Work instructions
From the line containing "Rebuild this diagram" down to the last line of the listing, quote everything word for word, and nothing else, keeping pictures out.
------------------------
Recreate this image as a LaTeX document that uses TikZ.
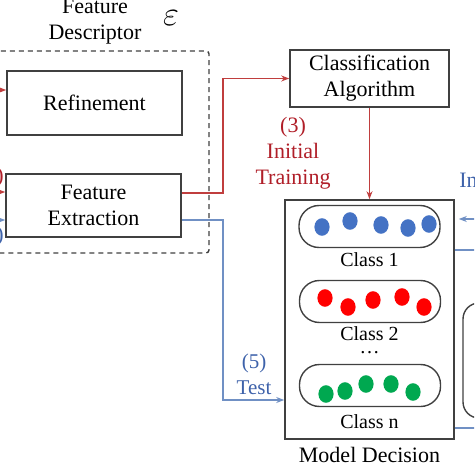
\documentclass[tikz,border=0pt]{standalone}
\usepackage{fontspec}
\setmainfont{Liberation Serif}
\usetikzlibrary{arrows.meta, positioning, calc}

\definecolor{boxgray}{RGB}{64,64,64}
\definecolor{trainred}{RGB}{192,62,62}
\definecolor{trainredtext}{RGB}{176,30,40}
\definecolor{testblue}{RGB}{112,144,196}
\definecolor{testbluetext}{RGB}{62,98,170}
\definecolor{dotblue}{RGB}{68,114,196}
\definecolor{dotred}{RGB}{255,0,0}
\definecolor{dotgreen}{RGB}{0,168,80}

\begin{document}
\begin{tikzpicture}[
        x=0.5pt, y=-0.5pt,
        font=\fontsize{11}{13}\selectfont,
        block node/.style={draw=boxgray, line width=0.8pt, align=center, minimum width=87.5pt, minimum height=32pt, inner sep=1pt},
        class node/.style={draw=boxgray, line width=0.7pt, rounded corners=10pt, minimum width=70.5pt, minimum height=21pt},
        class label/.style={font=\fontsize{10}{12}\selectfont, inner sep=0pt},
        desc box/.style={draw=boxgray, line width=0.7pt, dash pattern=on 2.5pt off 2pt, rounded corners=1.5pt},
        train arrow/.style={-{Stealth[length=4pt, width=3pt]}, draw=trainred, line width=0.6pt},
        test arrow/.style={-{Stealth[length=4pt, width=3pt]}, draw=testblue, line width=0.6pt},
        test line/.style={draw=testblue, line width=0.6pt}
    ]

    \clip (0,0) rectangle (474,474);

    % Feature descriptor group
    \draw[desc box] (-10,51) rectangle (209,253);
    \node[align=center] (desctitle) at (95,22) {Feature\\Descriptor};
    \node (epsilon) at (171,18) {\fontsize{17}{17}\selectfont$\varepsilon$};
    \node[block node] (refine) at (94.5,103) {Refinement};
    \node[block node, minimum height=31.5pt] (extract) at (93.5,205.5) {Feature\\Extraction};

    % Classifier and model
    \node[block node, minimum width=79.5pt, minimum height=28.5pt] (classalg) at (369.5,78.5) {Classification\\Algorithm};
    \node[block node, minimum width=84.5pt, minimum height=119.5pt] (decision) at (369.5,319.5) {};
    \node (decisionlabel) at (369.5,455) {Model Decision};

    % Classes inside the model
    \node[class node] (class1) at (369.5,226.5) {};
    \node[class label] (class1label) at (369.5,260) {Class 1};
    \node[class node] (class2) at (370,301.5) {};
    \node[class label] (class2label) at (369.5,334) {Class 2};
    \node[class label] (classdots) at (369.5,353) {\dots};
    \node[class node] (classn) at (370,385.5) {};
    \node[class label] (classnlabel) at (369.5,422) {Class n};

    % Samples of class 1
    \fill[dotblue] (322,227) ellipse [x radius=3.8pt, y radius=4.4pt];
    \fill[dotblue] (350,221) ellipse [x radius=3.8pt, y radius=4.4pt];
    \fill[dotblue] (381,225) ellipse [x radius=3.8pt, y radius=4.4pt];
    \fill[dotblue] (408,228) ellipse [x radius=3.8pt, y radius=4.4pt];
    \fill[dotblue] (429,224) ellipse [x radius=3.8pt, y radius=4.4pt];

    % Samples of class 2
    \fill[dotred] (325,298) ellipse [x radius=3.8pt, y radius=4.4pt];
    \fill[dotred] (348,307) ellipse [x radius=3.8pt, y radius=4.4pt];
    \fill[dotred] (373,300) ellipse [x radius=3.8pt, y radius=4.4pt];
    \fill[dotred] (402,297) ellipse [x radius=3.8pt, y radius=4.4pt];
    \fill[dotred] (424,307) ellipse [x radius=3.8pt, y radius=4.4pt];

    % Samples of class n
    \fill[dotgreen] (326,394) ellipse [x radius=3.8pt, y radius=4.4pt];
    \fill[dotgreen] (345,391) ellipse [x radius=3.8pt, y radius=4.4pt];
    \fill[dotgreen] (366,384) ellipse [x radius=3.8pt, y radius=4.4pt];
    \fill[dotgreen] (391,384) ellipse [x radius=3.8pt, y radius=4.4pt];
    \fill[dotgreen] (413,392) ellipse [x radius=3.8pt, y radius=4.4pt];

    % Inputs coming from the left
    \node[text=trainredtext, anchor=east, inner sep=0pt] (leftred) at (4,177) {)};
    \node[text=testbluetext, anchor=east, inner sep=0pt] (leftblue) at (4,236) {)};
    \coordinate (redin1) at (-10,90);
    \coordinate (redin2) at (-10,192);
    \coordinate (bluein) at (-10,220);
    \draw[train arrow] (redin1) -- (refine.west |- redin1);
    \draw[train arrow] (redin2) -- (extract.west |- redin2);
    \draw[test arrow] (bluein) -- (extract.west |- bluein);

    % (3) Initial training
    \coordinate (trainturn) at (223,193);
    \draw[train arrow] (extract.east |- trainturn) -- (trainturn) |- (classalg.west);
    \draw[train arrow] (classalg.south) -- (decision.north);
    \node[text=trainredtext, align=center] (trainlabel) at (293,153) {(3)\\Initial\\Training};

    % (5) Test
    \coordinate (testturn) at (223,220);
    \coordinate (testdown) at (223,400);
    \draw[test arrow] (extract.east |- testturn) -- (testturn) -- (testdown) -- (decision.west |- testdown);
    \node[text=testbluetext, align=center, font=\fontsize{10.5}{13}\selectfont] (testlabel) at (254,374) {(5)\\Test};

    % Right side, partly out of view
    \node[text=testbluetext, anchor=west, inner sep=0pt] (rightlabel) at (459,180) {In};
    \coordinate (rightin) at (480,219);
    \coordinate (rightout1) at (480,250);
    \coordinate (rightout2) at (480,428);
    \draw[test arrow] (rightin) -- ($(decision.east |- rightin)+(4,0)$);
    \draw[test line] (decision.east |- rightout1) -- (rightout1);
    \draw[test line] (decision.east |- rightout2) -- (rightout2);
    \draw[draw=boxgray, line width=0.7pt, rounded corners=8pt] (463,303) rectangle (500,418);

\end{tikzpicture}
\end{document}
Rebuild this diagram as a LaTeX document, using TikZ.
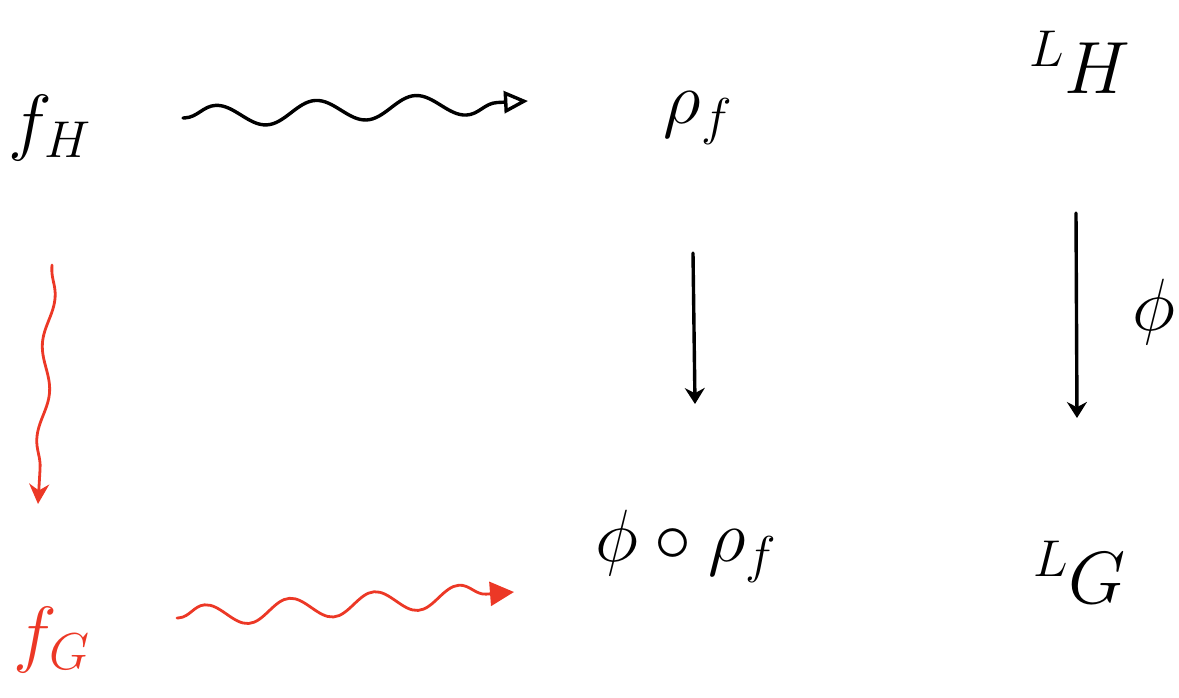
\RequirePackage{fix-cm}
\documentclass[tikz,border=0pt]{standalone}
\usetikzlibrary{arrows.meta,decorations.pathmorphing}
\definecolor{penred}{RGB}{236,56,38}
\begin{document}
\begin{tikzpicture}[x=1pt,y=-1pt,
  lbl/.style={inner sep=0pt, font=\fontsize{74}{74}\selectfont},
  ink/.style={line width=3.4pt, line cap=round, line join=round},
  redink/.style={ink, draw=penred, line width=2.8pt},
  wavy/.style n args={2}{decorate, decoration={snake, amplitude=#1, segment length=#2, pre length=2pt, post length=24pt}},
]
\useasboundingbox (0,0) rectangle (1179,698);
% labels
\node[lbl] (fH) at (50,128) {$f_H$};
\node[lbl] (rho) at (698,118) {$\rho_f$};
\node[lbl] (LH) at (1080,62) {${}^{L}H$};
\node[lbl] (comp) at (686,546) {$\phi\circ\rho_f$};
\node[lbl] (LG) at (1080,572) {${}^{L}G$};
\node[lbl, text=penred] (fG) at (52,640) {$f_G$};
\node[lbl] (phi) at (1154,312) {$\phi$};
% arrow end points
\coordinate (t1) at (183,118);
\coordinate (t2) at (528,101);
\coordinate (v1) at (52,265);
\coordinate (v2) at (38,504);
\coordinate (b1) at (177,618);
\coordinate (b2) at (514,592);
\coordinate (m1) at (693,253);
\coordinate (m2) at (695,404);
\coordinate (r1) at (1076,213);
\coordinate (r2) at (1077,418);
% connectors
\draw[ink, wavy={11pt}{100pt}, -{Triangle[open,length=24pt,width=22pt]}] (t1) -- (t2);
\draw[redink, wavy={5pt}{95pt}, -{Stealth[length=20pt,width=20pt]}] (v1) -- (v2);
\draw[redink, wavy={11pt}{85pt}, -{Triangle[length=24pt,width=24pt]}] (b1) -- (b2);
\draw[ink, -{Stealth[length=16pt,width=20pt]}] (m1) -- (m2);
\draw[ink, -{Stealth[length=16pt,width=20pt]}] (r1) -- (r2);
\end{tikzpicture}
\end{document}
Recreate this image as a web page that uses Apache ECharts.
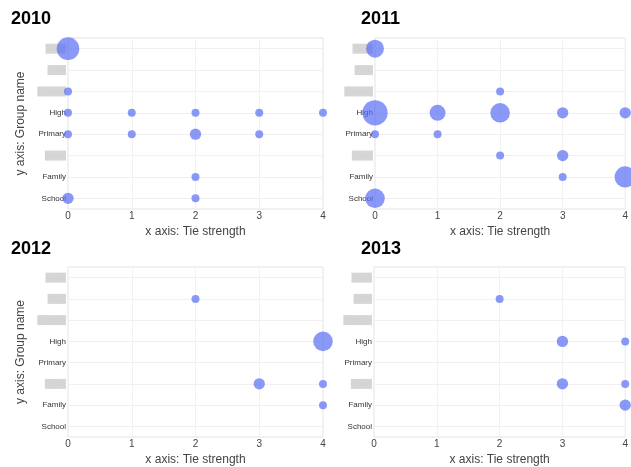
------------------------
Solution
Rebuild this diagram as a LaTeX document, using TikZ.
\RequirePackage{fix-cm}
\documentclass[tikz,border=0pt]{standalone}
\usetikzlibrary{arrows.meta,decorations.pathmorphing}
\definecolor{penred}{RGB}{236,56,38}
\begin{document}
\begin{tikzpicture}[x=1pt,y=-1pt,
  lbl/.style={inner sep=0pt, font=\fontsize{74}{74}\selectfont},
  ink/.style={line width=3.4pt, line cap=round, line join=round},
  redink/.style={ink, draw=penred, line width=2.8pt},
  wavy/.style n args={2}{decorate, decoration={snake, amplitude=#1, segment length=#2, pre length=2pt, post length=24pt}},
]
\useasboundingbox (0,0) rectangle (1179,698);
% labels
\node[lbl] (fH) at (50,128) {$f_H$};
\node[lbl] (rho) at (698,118) {$\rho_f$};
\node[lbl] (LH) at (1080,62) {${}^{L}H$};
\node[lbl] (comp) at (686,546) {$\phi\circ\rho_f$};
\node[lbl] (LG) at (1080,572) {${}^{L}G$};
\node[lbl, text=penred] (fG) at (52,640) {$f_G$};
\node[lbl] (phi) at (1154,312) {$\phi$};
% arrow end points
\coordinate (t1) at (183,118);
\coordinate (t2) at (528,101);
\coordinate (v1) at (52,265);
\coordinate (v2) at (38,504);
\coordinate (b1) at (177,618);
\coordinate (b2) at (514,592);
\coordinate (m1) at (693,253);
\coordinate (m2) at (695,404);
\coordinate (r1) at (1076,213);
\coordinate (r2) at (1077,418);
% connectors
\draw[ink, wavy={11pt}{100pt}, -{Triangle[open,length=24pt,width=22pt]}] (t1) -- (t2);
\draw[redink, wavy={5pt}{95pt}, -{Stealth[length=20pt,width=20pt]}] (v1) -- (v2);
\draw[redink, wavy={11pt}{85pt}, -{Triangle[length=24pt,width=24pt]}] (b1) -- (b2);
\draw[ink, -{Stealth[length=16pt,width=20pt]}] (m1) -- (m2);
\draw[ink, -{Stealth[length=16pt,width=20pt]}] (r1) -- (r2);
\end{tikzpicture}
\end{document}
Recreate this image as a web page that uses Apache ECharts.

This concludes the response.